Besides the need for targeted problem-identification, one potential solution is to address the specification problem: in other words, ensuring that AI assessments capture what really matters. Making AI assessments more inclusive will also require a careful consideration of neurodivergence, disability, and cultural differences across the workforce. A more efficient implementation of AI would arguably require repurposing the human element in decision-making to reprioritise qualitative values.

2 Will AI lead to a further boom in gig work?

The second group discussed the possibility of ‘automation freeing up workers’ time to take on freelance jobs’. This group predicted a potential boom in creative industries like gaming, music, and graphic design. Flexibility to explore creative ideas could possibly allow for income generation outside of traditional working structures. While this might make it easier to navigate accessibility challenges of traditional workplaces, an increase in freelance work could also mean more exploitation. Employers’ knowledge of engagement in freelance work might give them more market power, enabling them to depress wages for example, even in cases where there is negligible impact of AI on outputs.

A potential solution would be to ensure stronger protection of rights, both within and beyond the traditional employer-employee relationship. There will also be a need to place strict limits on worker surveillance (it is hard to envisage circumstances in which secret monitoring is acceptable, other than in clear cases of suspected fraud) and to shift focus from inputs to outputs in assessments.

3 Will AI freeze worker voice in disputes?
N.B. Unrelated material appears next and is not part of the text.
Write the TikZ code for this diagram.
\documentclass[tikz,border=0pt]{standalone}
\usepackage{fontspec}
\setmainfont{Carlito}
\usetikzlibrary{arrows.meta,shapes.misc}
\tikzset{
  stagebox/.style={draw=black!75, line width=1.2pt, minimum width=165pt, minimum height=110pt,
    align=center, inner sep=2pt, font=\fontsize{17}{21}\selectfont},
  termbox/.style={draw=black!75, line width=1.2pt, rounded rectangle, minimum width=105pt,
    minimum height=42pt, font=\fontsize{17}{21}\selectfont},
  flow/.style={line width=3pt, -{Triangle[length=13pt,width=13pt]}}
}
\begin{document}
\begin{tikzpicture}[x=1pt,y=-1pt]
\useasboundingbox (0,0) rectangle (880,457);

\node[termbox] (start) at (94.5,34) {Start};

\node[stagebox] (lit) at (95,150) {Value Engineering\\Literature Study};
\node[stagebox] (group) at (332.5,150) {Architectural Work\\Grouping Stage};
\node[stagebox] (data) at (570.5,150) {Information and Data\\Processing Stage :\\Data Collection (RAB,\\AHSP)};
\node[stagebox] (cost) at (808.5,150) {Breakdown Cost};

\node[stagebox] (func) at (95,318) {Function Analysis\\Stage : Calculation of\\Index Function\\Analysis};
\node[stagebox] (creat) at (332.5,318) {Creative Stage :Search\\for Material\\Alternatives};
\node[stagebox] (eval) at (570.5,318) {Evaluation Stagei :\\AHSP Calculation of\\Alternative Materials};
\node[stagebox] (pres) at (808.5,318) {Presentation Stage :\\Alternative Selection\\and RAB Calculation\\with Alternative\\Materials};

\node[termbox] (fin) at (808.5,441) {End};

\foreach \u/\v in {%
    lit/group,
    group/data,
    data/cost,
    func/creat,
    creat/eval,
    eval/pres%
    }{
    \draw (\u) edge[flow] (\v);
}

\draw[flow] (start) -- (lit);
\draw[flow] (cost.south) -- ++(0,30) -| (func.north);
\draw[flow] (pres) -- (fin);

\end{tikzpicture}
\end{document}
The third group brainstormed the possibility of ‘increased automatic adjudication of workplace disputes, with an increase in the use of predictive AI’. It was forecast that AI could improve the adjudication process by cutting costs, streamlining disputes, and improving access to justice. This could largely improve workplace relations in the long term, but the process is not without huge challenges.

Automated adjudication could also lead to exclusion of worker voice by either lack of representation or the lack of information. Unilateral control of the technology deployed to streamline disputes for example, could lead to information asymmetries, further deepening the power gaps between management and workers. This risks a loss of democratic control over the dispute resolution process, in a context where the system already favours employer, leaving workers vulnerable to an ‘algorithmic black box’.

Steering the future of AI-driven work in the right direction

Our next step is to evaluate the predictive value of specific scenarios chalked out by the workshop participants. The progress so far has raised critical questions for stakeholders to consider in the next 10 years. For example, how is the AI being deployed for HR assessments designed and how can we make the participation of ‘human in the loop’ more meaningful? What regulatory frameworks should we be thinking about for a future that defines ‘work’ by workspaces (i.e. by relationships) rather than by physical walls of workplaces? And finally, how can we ensure democratic, transparent, and mutually respectful dispute resolution processes that go beyond paying lip-service to the protection of worker rights?

In the longer term, it is important to think about how AI will shift power in the workplace and whether these interventions are helping dismantle or reinforce existing power structures of oppression and marginalisation. Our ongoing UKRI-funded study will provide concrete considerations for tackling some of these short-term and longer-term questions with the hope to steer the future of AI-driven work in the right direction.